The nation’s home builders once again showed lower confidence in the single-family home market, reflecting increasing concerns about overall housing conditions, according to the latest poll released Monday.
The index measuring builder confidence, published by the National Association of Home Builders and Wells Fargo, declined for the eighth consecutive month to a level of 30 in September. This amounted to a three-point drop from an upwardly revised 33 reading in August, and is the lowest level the index has reached since February of 1991.
“Builders are adopting an increasingly cautious attitude in their near-term outlook for new-home sales,” said NAHB Chief Economist David Seiders. “They’re experiencing falling sales, rising sales cancellations, and increasing inventories of unsold units. And although many builders are offering substantial incentives to bolster sales and limit cancellations, many potential buyers now are waiting on the sidelines to see how the market shakes out before proceeding with a home purchase.”

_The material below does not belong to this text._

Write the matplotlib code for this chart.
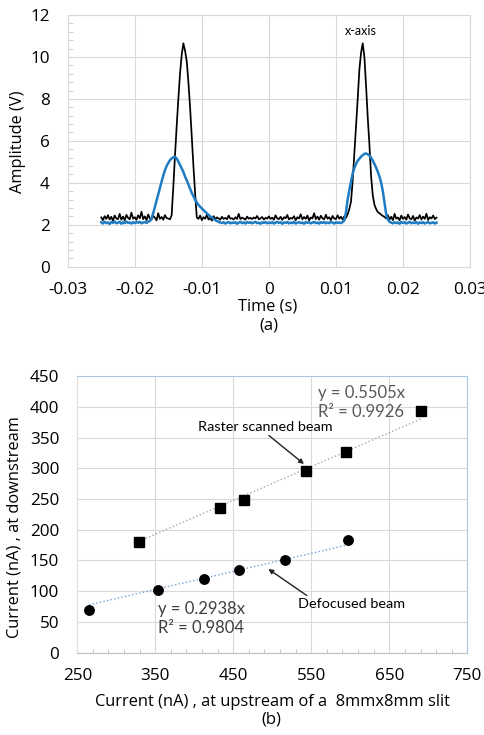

Seiders said the building industry is in the midst of an anticipated adjustment period as the residential real estate market subsides from record-breaking years. “Our forecast projects the numbers flattening out around the middle of next year and gradually moving back up towards trend in 2008,” he said.
However, the trade group is optimistic about the long-term, with Seiders saying long-term fundamentals will be favorable. “In fact, the housing market that emerges from this correction will have better balance between supply and demand and will be able to ride on excellent underlying fundamentals for years to come.”
Two of the three component indexes that make up the overall confidence rating declined in August. The component that gauges current single-family home sales declined five points to 32, while the component gauging expected sales in the next six months fell four points to 37. The component gauging traffic of prospective buyers remained even from last month, at 22.
The index fell in three out of four regions in September, with the largest decline in the Northeast where a six-point drop brought the index to 28. The index fell five points to 38 in the West and fell three points to 38 in the South. The index held steady at 16 in the Midwest, where fundamentally weak economic conditions continue to weigh on the market.